Salah satu yang menarik dari cara Eross mengemas karyanya di album ini, adalah bagaimana ia membuat momen biasa saja jadi terdengar mewah—dan sebaliknya, vice-versa. Di “Saat Aku Lanjut Usia”, ia mampu menangkap momen romantis pasangan kakek-nenek yang ia lihat di satu daerah di Jawa Tengah saat sedang saling suap-suapan kacang, dan kemudian diubah jadi nomor ceria dengan meminjam kocokan ala Merle Haggard untuk merangkum hal sederhana macam “memijit pundakmu hingga kau tertidur pulas”. Atau di kesempatan lain, membawa “Takkan Pernah Menyesal” menjadi seperti lagu yang dibawakan dua orang yang sedang duduk di pos kamling dengan satu gitar akustik dan segelas kopi sachet, lengkap dengan decak “ehem” dan satu genjrengan palm-muted untuk mengecek kesiapan bunyi.
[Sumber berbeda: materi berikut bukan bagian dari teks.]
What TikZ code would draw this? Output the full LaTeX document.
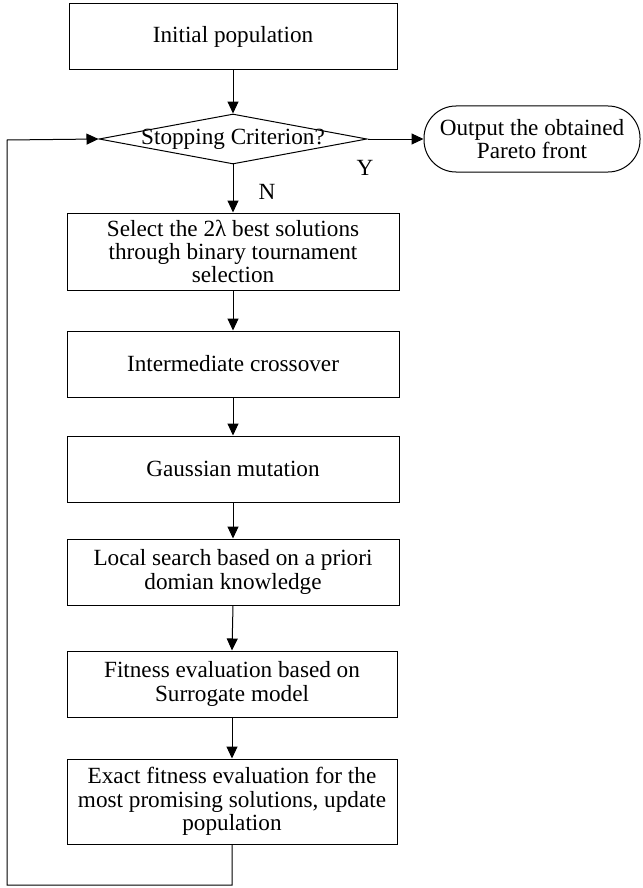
\documentclass[tikz,border=0pt]{standalone}
\usepackage{fontspec}
\setmainfont{Liberation Serif}
\usepackage{tikz}
\usetikzlibrary{arrows.meta,positioning,shapes.geometric}

\begin{document}
\begin{tikzpicture}[x=0.5pt,y=-0.5pt,
    font=\fontsize{11.6}{11.7}\selectfont,
    box/.style={draw,line width=0.5pt,minimum width=166pt,minimum height=33pt,
        inner sep=1pt,align=center},
    decision/.style={draw,line width=0.5pt,diamond,aspect=5.36,inner sep=0pt,
        minimum width=134pt,minimum height=25pt},
    terminal/.style={draw,line width=0.5pt,rounded corners=16pt,minimum width=108pt,
        minimum height=33pt,align=center,inner sep=1pt},
    flow/.style={line width=0.5pt,-{Triangle[length=6pt,width=5.5pt]}}]
    \useasboundingbox (0,0) rectangle (642,888);

    \node[box,minimum width=164pt] (init) at (233,37) {Initial population};
    \node[decision,label=center:{Stopping Criterion?}] (stop) at (233,139) {};
    \node[terminal] (out) at (532,139) {Output the obtained\\Pareto front};
    \node[box,minimum height=38.5pt] (sel) at (233,251.5)
        {Select the 2λ best solutions\\through binary tournament\\selection};
    \node[box] (cross) at (233,364) {Intermediate crossover};
    \node[box] (gauss) at (233,469) {Gaussian mutation};
    \node[box] (local) at (233,572) {Local search based on a priori\\domian knowledge};
    \node[box,minimum width=165pt] (fit) at (232,684) {Fitness evaluation based on\\Surrogate model};
    \node[box,minimum width=165pt,minimum height=42.5pt] (exact) at (232,801.5)
        {Exact fitness evaluation for the\\most promising solutions, update\\population};
    \node (yes) at (365,168) {Y};
    \node (no) at (267,192) {N};
    \coordinate (loopdown) at (232,885);
    \coordinate (loopleft) at (7,885);
    \coordinate (loopup) at (7,140);

    \draw[flow] (init) -- (stop);
    \draw[flow] (stop) -- (out);
    \draw[flow] (stop) -- (sel);
    \draw[flow] (sel) -- (cross);
    \draw[flow] (cross) -- (gauss);
    \draw[flow] (gauss) -- (local);
    \draw[flow] (local.south) -- (fit.north);
    \draw[flow] (fit) -- (exact);
    \draw[flow] (exact.south) -- (loopdown) -- (loopleft) -- (loopup) -- (stop.west);
\end{tikzpicture}
\end{document}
Momen pacaran yang cheesy seperti saling mengingatkan untuk membangunkan tidur satu sama lain lewat telepon di pagi hari, entah kenapa seperti dibawa naik level ketika dirangkum dalam lirik “bangunkan tidurku, jika kau terjaga lebih dulu.”
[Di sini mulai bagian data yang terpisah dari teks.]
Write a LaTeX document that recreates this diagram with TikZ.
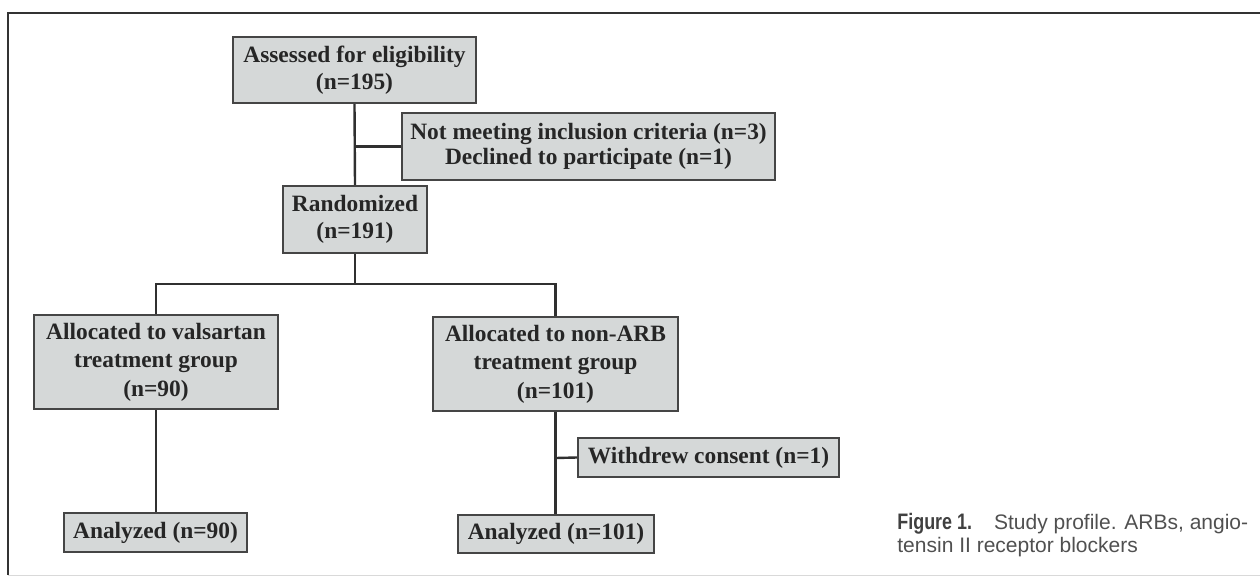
\documentclass[tikz,border=0pt]{standalone}
\usepackage{fontspec}
\usepackage{graphicx}
\setmainfont{Liberation Serif}
\setsansfont{Liberation Sans}
\definecolor{boxfill}{HTML}{D5D8D8}
\definecolor{boxline}{HTML}{454545}
\definecolor{conn}{HTML}{303030}
\definecolor{captxt}{HTML}{505050}
\begin{document}
\begin{tikzpicture}[x=0.5pt,y=-0.5pt,
  flowbox/.style={draw=boxline,fill=boxfill,line width=1.1pt,inner sep=0pt,
    align=center,font=\fontsize{11.7}{13.5}\selectfont\bfseries,text=black!85},
  link/.style={draw=conn,line width=1.2pt}]
\useasboundingbox (0,0) rectangle (1260,577);
% frame
\draw[line width=1.4pt,draw=black!80] (1260,13) -- (8,13) -- (8,575);
\draw[line width=0.8pt,draw=black!15] (8,575.5) -- (1260,575.5);
% nodes
\node[flowbox,minimum width=121.5pt,minimum height=33pt] (assess) at (354.5,70) {Assessed for eligibility\\(n=195)};
\node[flowbox,minimum width=186.5pt,minimum height=33.5pt] (notmeet) at (588.5,146.5) {Not meeting inclusion criteria (n=3)\\[-1pt]Declined to participate (n=1)};
\node[flowbox,minimum width=72pt,minimum height=33.5pt] (rand) at (355,219.5) {Randomized\\(n=191)};
\node[flowbox,minimum width=122pt,minimum height=47pt] (vals) at (156,362) {Allocated to valsartan\\[0.7pt]treatment group\\[0.7pt](n=90)};
\node[flowbox,minimum width=122.5pt,minimum height=47pt] (nonarb) at (555.5,364) {Allocated to non-ARB\\[0.7pt]treatment group\\[0.7pt](n=101)};
\node[flowbox,minimum width=130.5pt,minimum height=19.5pt] (withdrew) at (708.5,457.5) {Withdrew consent (n=1)};
\node[flowbox,minimum width=91.5pt,minimum height=19.5pt] (an90) at (155.5,532.5) {Analyzed (n=90)};
\node[flowbox,minimum width=98pt,minimum height=19pt] (an101) at (556,534) {Analyzed (n=101)};
% connectors
\coordinate (j1) at (355,146.5);
\coordinate (split) at (355,284);
\coordinate (j2) at (556,458);
\draw[link] (assess.south) -- (rand.north);
\draw[link] (j1) -- (notmeet.west);
\draw[link] (rand.south) -- (split);
\draw[link] (vals.north) |- (split) -| (nonarb.north);
\draw[link] (vals.south) -- (vals.south |- an90.north);
\draw[link] (nonarb.south) -- (nonarb.south |- an101.north);
\draw[link] (j2) -- (withdrew.west);
% caption
\node[anchor=north west,inner sep=0pt,align=left,text=captxt,
  font=\sffamily\fontsize{10.5}{11.5}\selectfont] (cap) at (897,513)
  {{\color{black!75}\fontsize{11.2}{11.5}\selectfont\scalebox{0.8}[1]{\textbf{Figure 1.}}}\hspace{11pt}Study profile. ARBs, angio-\\tensin II receptor blockers};
\end{tikzpicture}
\end{document}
Sisi lain Eross kemudian terlihat sangat serius ketika menghasilkan “Tentang Hidup”. Ia seperti mencurahkan energinya untuk sesuatu yang lebih besar dan luas daripada sekadar perkara jatuh cinta saja. “Bertahan sayang dengan doamu, ‘ku coba bertanya pada Tuhanku,” adalah lirik magis yang masih menyisakan banyak tanya tentang konsep Ilahiah. Eross seperti sedang menggugat sesuatu yang kelewat sering berada di ranah abu-abu, namun dengan kemasan yang tak menggigit. Baginya, Tuhan memang satu dan kita semua yang sok tahu. Berkat lagu ini, saya seperti disadarkan bahwa hidup memang menyisakan banyak tanya tak peduli sekeras apapun dipikir untuk menemukan jawabnya. Ada hal besar yang memaksa orang untuk percaya, bahwa selurus apapun lintasan hidup akan menuntunmu tiba pada satu persimpangan untuk memilih.

Setelah sekian lama berselang, album ini masih jadi opsi terbaik untuk menemani orang pada momen sulit dan menyenangkan. Tak peduli berapapun banyak album yang akan dicetak Sheila on 7 nanti, 07 Des tetap yang ter-muach di hati.